:: Raw data

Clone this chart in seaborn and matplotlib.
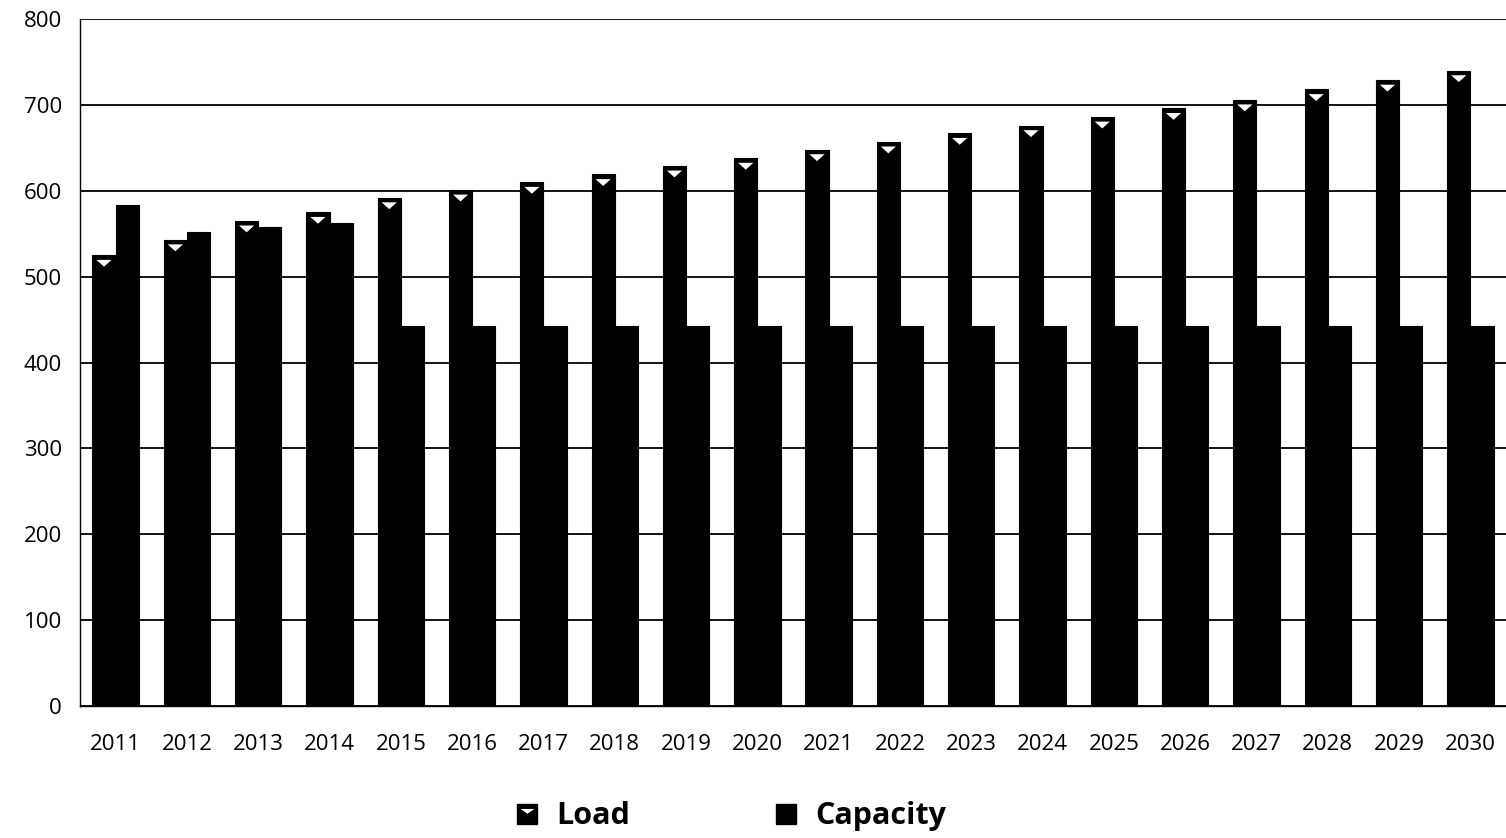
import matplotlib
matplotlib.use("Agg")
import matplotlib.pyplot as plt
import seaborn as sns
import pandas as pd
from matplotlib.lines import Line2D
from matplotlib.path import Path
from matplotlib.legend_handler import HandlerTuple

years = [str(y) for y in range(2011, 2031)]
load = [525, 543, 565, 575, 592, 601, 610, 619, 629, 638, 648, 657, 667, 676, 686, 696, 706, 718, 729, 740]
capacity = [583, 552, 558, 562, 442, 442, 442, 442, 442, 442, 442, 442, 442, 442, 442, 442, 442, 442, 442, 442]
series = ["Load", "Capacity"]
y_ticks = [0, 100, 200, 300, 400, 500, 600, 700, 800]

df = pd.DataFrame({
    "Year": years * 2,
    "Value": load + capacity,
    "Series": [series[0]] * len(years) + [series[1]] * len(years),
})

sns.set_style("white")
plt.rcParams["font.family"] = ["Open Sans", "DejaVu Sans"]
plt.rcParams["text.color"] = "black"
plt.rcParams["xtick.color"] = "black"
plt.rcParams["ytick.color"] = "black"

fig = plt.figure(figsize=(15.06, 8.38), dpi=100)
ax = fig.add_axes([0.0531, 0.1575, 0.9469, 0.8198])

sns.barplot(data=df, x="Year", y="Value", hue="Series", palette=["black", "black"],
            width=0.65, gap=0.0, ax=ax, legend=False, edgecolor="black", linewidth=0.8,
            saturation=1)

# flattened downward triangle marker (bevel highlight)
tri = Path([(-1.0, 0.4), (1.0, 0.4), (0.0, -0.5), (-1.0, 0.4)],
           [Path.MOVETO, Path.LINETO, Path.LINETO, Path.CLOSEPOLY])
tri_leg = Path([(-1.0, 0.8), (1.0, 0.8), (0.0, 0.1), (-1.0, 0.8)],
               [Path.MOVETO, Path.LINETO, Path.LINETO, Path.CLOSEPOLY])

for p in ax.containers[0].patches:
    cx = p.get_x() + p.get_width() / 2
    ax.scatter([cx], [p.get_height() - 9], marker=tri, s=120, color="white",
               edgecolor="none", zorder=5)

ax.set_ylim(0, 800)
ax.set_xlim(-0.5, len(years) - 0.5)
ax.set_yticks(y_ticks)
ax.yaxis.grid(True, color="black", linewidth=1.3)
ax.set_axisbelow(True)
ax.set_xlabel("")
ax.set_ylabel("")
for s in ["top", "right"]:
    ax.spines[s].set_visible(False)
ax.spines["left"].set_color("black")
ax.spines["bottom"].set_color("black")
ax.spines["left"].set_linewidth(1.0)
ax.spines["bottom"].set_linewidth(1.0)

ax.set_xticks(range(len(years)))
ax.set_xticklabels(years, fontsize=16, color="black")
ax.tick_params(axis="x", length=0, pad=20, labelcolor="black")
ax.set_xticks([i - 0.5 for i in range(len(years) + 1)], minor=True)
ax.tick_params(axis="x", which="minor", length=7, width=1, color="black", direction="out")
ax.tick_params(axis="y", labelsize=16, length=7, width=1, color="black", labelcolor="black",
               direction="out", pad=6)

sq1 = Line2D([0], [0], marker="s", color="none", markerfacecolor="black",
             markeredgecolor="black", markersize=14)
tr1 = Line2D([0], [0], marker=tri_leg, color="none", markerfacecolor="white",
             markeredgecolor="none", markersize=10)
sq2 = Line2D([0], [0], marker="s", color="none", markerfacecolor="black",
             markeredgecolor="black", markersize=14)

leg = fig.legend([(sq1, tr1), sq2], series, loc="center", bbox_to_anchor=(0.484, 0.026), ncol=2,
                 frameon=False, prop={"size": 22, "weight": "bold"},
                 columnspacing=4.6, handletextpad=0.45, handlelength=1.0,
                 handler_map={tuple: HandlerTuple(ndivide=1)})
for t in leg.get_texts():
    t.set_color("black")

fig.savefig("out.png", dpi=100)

::::

Task requirements:
Starting at the top of the listing above, please restate word for word each line up to and including the one that holds "ax = fig.add_axes([0.0531, 0.1575, 0.9469, 0.8198])", omitting every image.

Result of this task:
Clone this chart in seaborn and matplotlib.
import matplotlib
matplotlib.use("Agg")
import matplotlib.pyplot as plt
import seaborn as sns
import pandas as pd
from matplotlib.lines import Line2D
from matplotlib.path import Path
from matplotlib.legend_handler import HandlerTuple

years = [str(y) for y in range(2011, 2031)]
load = [525, 543, 565, 575, 592, 601, 610, 619, 629, 638, 648, 657, 667, 676, 686, 696, 706, 718, 729, 740]
capacity = [583, 552, 558, 562, 442, 442, 442, 442, 442, 442, 442, 442, 442, 442, 442, 442, 442, 442, 442, 442]
series = ["Load", "Capacity"]
y_ticks = [0, 100, 200, 300, 400, 500, 600, 700, 800]

df = pd.DataFrame({
    "Year": years * 2,
    "Value": load + capacity,
    "Series": [series[0]] * len(years) + [series[1]] * len(years),
})

sns.set_style("white")
plt.rcParams["font.family"] = ["Open Sans", "DejaVu Sans"]
plt.rcParams["text.color"] = "black"
plt.rcParams["xtick.color"] = "black"
plt.rcParams["ytick.color"] = "black"

fig = plt.figure(figsize=(15.06, 8.38), dpi=100)
ax = fig.add_axes([0.0531, 0.1575, 0.9469, 0.8198])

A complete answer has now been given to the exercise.